Kodi does it... Mia sits on the couch looking out the window behind it like a human.


----------



## Ms Stella (Aug 16, 2010)

Thats so funny..Stella never does that!


----------



## Cdnjennga (Jul 30, 2009)

Darcy is a total percher. His favourite place is up the back of a sofa. Here's a pic from when he was younger, looking at the poodle forum on my laptop.










and on the back of my parents couch at Halloween (hence the costume!)


----------



## Liz (Oct 2, 2010)

CK: My Mia lies on the couch, staring out the window as well (as did Midnight, my first spoo).


----------



## okilayla (May 25, 2010)

Gracie perches on back of the couch. Ryker perches on the arm.


----------



## Birdie (Jun 28, 2009)

Well I don't think I see many dogs doing that!! Lol I got a kick out of the photos you all posted. Desmond certainly has never perched on anything. The closest he comes to that is accidentally sitting on me while we're on the bed!


----------



## JE-UK (Mar 10, 2010)

Vasco is also a percher. I'll have to get a photo of him in 'his' chair, in front of the living room window.


----------



## fjm (Jun 4, 2010)

Poppy is a percher - one of her favourite spots is with her bum on the back of the sofa in the bathroom and her feet on the windowsill - from there she can see all the paths and into the neighbours' gardens. (And yes, I have a large bathroom!)


----------



## CelticKitti (Jul 1, 2010)

Kodi keeping a lookout on the back of the couch. The pillows aren't very supportive, but he tries.


----------



## spoospirit (Mar 10, 2009)

_Those are all so cute. More like a cat! Mine do not perch but they do sleep on the couch with pillows or hanging their heads over the overstuffed arm rests. Like most poodles, they think they are people too!_


----------



## charity (Jan 23, 2009)

Shamus like the arm of the couch. Only when I'm on the couch....that way he is right beside me or behind my next when I'm on the laptop. Finn is a cuddle on the end pillows kinda guy.


----------



## penny_ann (May 29, 2010)

Penny's a percher too. She prefers when I sit on the couch too and she can have her bum on the couch and front paws on my shoulder.


----------



## apoodleaday (Feb 22, 2010)

Mini Mum, I apologize for going off topic, but where did you get Cricket's collar? Super cute!
Ok back to topic, Lacey doesn't perch, but my other 3 do


----------



## Mini-Mum (Oct 14, 2010)

Apoodleaday, I make those collars.


*P*eople, *p*lease *p*ost *p*oodle *p*erching *p*ictures!! 

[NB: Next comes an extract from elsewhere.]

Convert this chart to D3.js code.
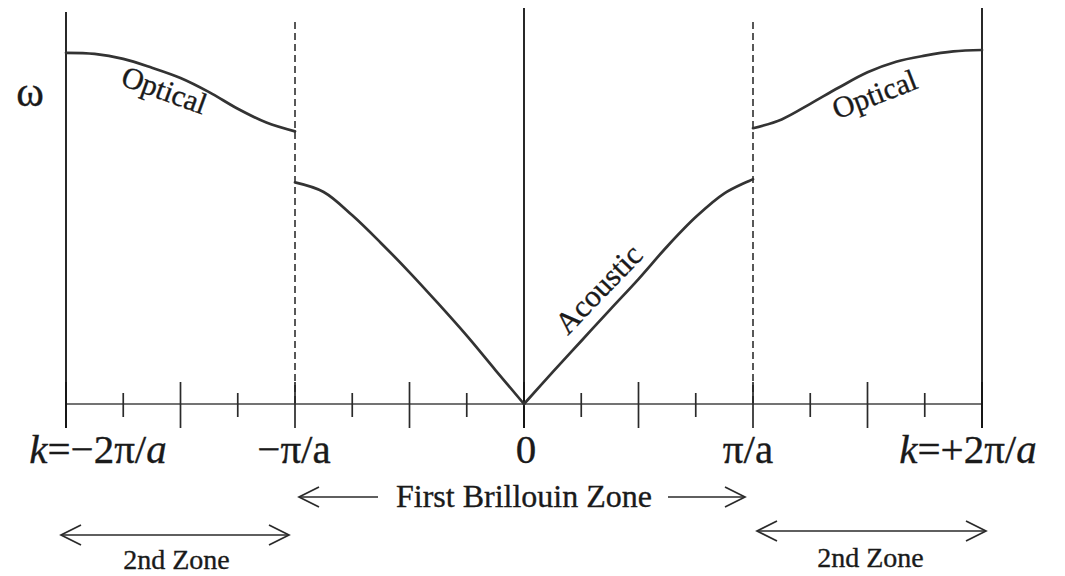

Here's Tailor perching on the back of "her" sofa...


----------



## Trillium (Sep 1, 2009)

I love all the pics. They are all so cute

I thought Jenny was the only one that does that. She loves to lay on the back of the couch preferably with her head on someone's shoulder. She prefers to lay on the couch but will try on a chair if I'm sitting on one. 

Betty Jo loves to lay on anything soft, the couch, chair bed, pillow on the floor or even on top of someone. But she doesn't usually lay on the back of things like Jenny unless its on the back of the couch by the window so she can relax and look out. Yes our dogs live a rough life lol.


----------



## CelticKitti (Jul 1, 2010)

Well Mia doesn't quite fit on the back of the couch but she sure knows how to get the most comfortable view out the front window!


----------